**TASK STATEMENT:**
Write out the listing beneath this instruction in its entirety, exactly as it reads.

···

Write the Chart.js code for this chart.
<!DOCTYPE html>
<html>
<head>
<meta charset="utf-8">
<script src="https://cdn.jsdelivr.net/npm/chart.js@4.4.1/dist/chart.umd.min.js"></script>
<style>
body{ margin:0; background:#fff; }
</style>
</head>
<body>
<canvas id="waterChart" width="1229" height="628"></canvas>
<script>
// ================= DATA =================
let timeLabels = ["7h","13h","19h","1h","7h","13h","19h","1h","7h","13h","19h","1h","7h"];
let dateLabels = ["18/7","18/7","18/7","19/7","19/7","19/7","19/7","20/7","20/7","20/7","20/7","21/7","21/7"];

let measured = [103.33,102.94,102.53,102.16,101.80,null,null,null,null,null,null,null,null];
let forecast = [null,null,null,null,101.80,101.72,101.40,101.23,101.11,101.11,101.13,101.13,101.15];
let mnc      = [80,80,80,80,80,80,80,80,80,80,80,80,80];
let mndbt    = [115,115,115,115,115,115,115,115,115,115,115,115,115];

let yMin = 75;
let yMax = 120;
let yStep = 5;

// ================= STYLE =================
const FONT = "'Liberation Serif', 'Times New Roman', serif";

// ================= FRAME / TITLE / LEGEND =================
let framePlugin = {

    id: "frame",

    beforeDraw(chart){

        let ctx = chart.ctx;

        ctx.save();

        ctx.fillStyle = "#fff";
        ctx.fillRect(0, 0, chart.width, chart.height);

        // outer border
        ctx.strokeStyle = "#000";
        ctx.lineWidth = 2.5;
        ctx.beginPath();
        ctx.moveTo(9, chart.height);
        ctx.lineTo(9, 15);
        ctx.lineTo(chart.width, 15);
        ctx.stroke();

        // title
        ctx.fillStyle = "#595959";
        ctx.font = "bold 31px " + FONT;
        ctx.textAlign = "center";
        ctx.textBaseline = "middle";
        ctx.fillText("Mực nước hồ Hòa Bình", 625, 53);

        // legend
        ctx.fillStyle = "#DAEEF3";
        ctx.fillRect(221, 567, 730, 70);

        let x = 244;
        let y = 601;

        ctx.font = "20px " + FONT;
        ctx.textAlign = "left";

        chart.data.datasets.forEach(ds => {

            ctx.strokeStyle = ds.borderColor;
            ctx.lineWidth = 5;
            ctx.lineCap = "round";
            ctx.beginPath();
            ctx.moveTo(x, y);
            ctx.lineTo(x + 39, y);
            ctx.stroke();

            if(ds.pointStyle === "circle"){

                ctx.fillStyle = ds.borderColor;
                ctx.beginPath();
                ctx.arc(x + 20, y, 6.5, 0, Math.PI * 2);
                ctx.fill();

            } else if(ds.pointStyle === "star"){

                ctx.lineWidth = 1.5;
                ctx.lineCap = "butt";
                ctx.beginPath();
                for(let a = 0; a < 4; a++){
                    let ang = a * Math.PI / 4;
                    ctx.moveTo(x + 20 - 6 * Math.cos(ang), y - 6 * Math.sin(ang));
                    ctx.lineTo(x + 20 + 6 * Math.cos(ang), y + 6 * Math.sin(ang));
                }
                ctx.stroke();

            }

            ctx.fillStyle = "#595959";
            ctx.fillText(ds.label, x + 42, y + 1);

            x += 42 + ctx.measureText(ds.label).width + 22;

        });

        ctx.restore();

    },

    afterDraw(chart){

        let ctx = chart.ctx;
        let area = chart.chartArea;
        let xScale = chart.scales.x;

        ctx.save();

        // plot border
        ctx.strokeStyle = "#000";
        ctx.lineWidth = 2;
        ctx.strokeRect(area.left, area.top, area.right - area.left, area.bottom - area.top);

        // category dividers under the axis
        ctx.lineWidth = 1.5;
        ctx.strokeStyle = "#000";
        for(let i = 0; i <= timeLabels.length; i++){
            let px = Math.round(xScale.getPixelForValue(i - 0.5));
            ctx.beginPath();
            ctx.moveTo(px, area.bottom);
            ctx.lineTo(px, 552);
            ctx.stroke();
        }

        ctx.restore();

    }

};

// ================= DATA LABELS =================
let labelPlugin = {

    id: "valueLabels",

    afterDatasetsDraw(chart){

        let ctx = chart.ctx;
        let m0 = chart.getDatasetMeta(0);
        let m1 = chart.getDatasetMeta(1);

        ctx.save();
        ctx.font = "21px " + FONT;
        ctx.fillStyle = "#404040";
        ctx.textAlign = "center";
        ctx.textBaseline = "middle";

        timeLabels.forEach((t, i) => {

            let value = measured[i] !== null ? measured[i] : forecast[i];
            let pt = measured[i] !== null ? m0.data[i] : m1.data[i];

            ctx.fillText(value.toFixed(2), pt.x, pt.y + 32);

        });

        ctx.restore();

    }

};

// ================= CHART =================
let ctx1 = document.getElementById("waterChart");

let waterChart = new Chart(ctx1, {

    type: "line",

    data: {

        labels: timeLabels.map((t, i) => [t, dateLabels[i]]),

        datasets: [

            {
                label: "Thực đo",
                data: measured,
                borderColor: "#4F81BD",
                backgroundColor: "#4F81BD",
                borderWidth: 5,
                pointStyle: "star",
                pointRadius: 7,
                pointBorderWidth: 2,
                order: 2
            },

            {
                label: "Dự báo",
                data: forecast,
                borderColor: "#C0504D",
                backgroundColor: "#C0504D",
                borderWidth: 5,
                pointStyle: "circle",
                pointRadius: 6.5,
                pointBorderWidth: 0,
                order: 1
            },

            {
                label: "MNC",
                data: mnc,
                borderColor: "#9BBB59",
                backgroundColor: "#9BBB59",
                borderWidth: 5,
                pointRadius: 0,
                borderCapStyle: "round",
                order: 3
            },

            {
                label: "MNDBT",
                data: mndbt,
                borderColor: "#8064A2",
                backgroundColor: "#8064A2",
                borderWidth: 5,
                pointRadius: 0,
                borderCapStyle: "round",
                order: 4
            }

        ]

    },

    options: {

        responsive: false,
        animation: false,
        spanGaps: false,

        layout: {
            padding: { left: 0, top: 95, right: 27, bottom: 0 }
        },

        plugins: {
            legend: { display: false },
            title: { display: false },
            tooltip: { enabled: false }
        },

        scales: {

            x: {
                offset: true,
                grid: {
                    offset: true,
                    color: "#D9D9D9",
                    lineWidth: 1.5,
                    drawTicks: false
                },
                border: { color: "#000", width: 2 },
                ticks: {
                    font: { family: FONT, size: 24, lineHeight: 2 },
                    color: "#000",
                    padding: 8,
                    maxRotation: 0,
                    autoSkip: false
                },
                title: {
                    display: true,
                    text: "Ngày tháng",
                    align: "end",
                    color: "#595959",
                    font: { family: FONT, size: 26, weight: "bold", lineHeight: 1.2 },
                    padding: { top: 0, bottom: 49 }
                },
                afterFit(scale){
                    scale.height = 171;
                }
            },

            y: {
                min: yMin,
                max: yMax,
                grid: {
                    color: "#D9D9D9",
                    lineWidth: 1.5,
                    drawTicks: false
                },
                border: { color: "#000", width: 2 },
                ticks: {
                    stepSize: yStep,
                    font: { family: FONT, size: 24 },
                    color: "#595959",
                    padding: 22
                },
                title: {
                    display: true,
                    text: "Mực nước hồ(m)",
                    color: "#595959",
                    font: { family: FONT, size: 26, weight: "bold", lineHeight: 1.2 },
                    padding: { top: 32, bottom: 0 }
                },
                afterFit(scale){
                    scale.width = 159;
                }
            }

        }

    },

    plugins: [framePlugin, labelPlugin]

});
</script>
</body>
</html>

···

**COMPLETE ANSWER:**
Write the Chart.js code for this chart.
<!DOCTYPE html>
<html>
<head>
<meta charset="utf-8">
<script src="https://cdn.jsdelivr.net/npm/chart.js@4.4.1/dist/chart.umd.min.js"></script>
<style>
body{ margin:0; background:#fff; }
</style>
</head>
<body>
<canvas id="waterChart" width="1229" height="628"></canvas>
<script>
// ================= DATA =================
let timeLabels = ["7h","13h","19h","1h","7h","13h","19h","1h","7h","13h","19h","1h","7h"];
let dateLabels = ["18/7","18/7","18/7","19/7","19/7","19/7","19/7","20/7","20/7","20/7","20/7","21/7","21/7"];

let measured = [103.33,102.94,102.53,102.16,101.80,null,null,null,null,null,null,null,null];
let forecast = [null,null,null,null,101.80,101.72,101.40,101.23,101.11,101.11,101.13,101.13,101.15];
let mnc      = [80,80,80,80,80,80,80,80,80,80,80,80,80];
let mndbt    = [115,115,115,115,115,115,115,115,115,115,115,115,115];

let yMin = 75;
let yMax = 120;
let yStep = 5;

// ================= STYLE =================
const FONT = "'Liberation Serif', 'Times New Roman', serif";

// ================= FRAME / TITLE / LEGEND =================
let framePlugin = {

    id: "frame",

    beforeDraw(chart){

        let ctx = chart.ctx;

        ctx.save();

        ctx.fillStyle = "#fff";
        ctx.fillRect(0, 0, chart.width, chart.height);

        // outer border
        ctx.strokeStyle = "#000";
        ctx.lineWidth = 2.5;
        ctx.beginPath();
        ctx.moveTo(9, chart.height);
        ctx.lineTo(9, 15);
        ctx.lineTo(chart.width, 15);
        ctx.stroke();

        // title
        ctx.fillStyle = "#595959";
        ctx.font = "bold 31px " + FONT;
        ctx.textAlign = "center";
        ctx.textBaseline = "middle";
        ctx.fillText("Mực nước hồ Hòa Bình", 625, 53);

        // legend
        ctx.fillStyle = "#DAEEF3";
        ctx.fillRect(221, 567, 730, 70);

        let x = 244;
        let y = 601;

        ctx.font = "20px " + FONT;
        ctx.textAlign = "left";

        chart.data.datasets.forEach(ds => {

            ctx.strokeStyle = ds.borderColor;
            ctx.lineWidth = 5;
            ctx.lineCap = "round";
            ctx.beginPath();
            ctx.moveTo(x, y);
            ctx.lineTo(x + 39, y);
            ctx.stroke();

            if(ds.pointStyle === "circle"){

                ctx.fillStyle = ds.borderColor;
                ctx.beginPath();
                ctx.arc(x + 20, y, 6.5, 0, Math.PI * 2);
                ctx.fill();

            } else if(ds.pointStyle === "star"){

                ctx.lineWidth = 1.5;
                ctx.lineCap = "butt";
                ctx.beginPath();
                for(let a = 0; a < 4; a++){
                    let ang = a * Math.PI / 4;
                    ctx.moveTo(x + 20 - 6 * Math.cos(ang), y - 6 * Math.sin(ang));
                    ctx.lineTo(x + 20 + 6 * Math.cos(ang), y + 6 * Math.sin(ang));
                }
                ctx.stroke();

            }

            ctx.fillStyle = "#595959";
            ctx.fillText(ds.label, x + 42, y + 1);

            x += 42 + ctx.measureText(ds.label).width + 22;

        });

        ctx.restore();

    },

    afterDraw(chart){

        let ctx = chart.ctx;
        let area = chart.chartArea;
        let xScale = chart.scales.x;

        ctx.save();

        // plot border
        ctx.strokeStyle = "#000";
        ctx.lineWidth = 2;
        ctx.strokeRect(area.left, area.top, area.right - area.left, area.bottom - area.top);

        // category dividers under the axis
        ctx.lineWidth = 1.5;
        ctx.strokeStyle = "#000";
        for(let i = 0; i <= timeLabels.length; i++){
            let px = Math.round(xScale.getPixelForValue(i - 0.5));
            ctx.beginPath();
            ctx.moveTo(px, area.bottom);
            ctx.lineTo(px, 552);
            ctx.stroke();
        }

        ctx.restore();

    }

};

// ================= DATA LABELS =================
let labelPlugin = {

    id: "valueLabels",

    afterDatasetsDraw(chart){

        let ctx = chart.ctx;
        let m0 = chart.getDatasetMeta(0);
        let m1 = chart.getDatasetMeta(1);

        ctx.save();
        ctx.font = "21px " + FONT;
        ctx.fillStyle = "#404040";
        ctx.textAlign = "center";
        ctx.textBaseline = "middle";

        timeLabels.forEach((t, i) => {

            let value = measured[i] !== null ? measured[i] : forecast[i];
            let pt = measured[i] !== null ? m0.data[i] : m1.data[i];

            ctx.fillText(value.toFixed(2), pt.x, pt.y + 32);

        });

        ctx.restore();

    }

};

// ================= CHART =================
let ctx1 = document.getElementById("waterChart");

let waterChart = new Chart(ctx1, {

    type: "line",

    data: {

        labels: timeLabels.map((t, i) => [t, dateLabels[i]]),

        datasets: [

            {
                label: "Thực đo",
                data: measured,
                borderColor: "#4F81BD",
                backgroundColor: "#4F81BD",
                borderWidth: 5,
                pointStyle: "star",
                pointRadius: 7,
                pointBorderWidth: 2,
                order: 2
            },

            {
                label: "Dự báo",
                data: forecast,
                borderColor: "#C0504D",
                backgroundColor: "#C0504D",
                borderWidth: 5,
                pointStyle: "circle",
                pointRadius: 6.5,
                pointBorderWidth: 0,
                order: 1
            },

            {
                label: "MNC",
                data: mnc,
                borderColor: "#9BBB59",
                backgroundColor: "#9BBB59",
                borderWidth: 5,
                pointRadius: 0,
                borderCapStyle: "round",
                order: 3
            },

            {
                label: "MNDBT",
                data: mndbt,
                borderColor: "#8064A2",
                backgroundColor: "#8064A2",
                borderWidth: 5,
                pointRadius: 0,
                borderCapStyle: "round",
                order: 4
            }

        ]

    },

    options: {

        responsive: false,
        animation: false,
        spanGaps: false,

        layout: {
            padding: { left: 0, top: 95, right: 27, bottom: 0 }
        },

        plugins: {
            legend: { display: false },
            title: { display: false },
            tooltip: { enabled: false }
        },

        scales: {

            x: {
                offset: true,
                grid: {
                    offset: true,
                    color: "#D9D9D9",
                    lineWidth: 1.5,
                    drawTicks: false
                },
                border: { color: "#000", width: 2 },
                ticks: {
                    font: { family: FONT, size: 24, lineHeight: 2 },
                    color: "#000",
                    padding: 8,
                    maxRotation: 0,
                    autoSkip: false
                },
                title: {
                    display: true,
                    text: "Ngày tháng",
                    align: "end",
                    color: "#595959",
                    font: { family: FONT, size: 26, weight: "bold", lineHeight: 1.2 },
                    padding: { top: 0, bottom: 49 }
                },
                afterFit(scale){
                    scale.height = 171;
                }
            },

            y: {
                min: yMin,
                max: yMax,
                grid: {
                    color: "#D9D9D9",
                    lineWidth: 1.5,
                    drawTicks: false
                },
                border: { color: "#000", width: 2 },
                ticks: {
                    stepSize: yStep,
                    font: { family: FONT, size: 24 },
                    color: "#595959",
                    padding: 22
                },
                title: {
                    display: true,
                    text: "Mực nước hồ(m)",
                    color: "#595959",
                    font: { family: FONT, size: 26, weight: "bold", lineHeight: 1.2 },
                    padding: { top: 32, bottom: 0 }
                },
                afterFit(scale){
                    scale.width = 159;
                }
            }

        }

    },

    plugins: [framePlugin, labelPlugin]

});
</script>
</body>
</html>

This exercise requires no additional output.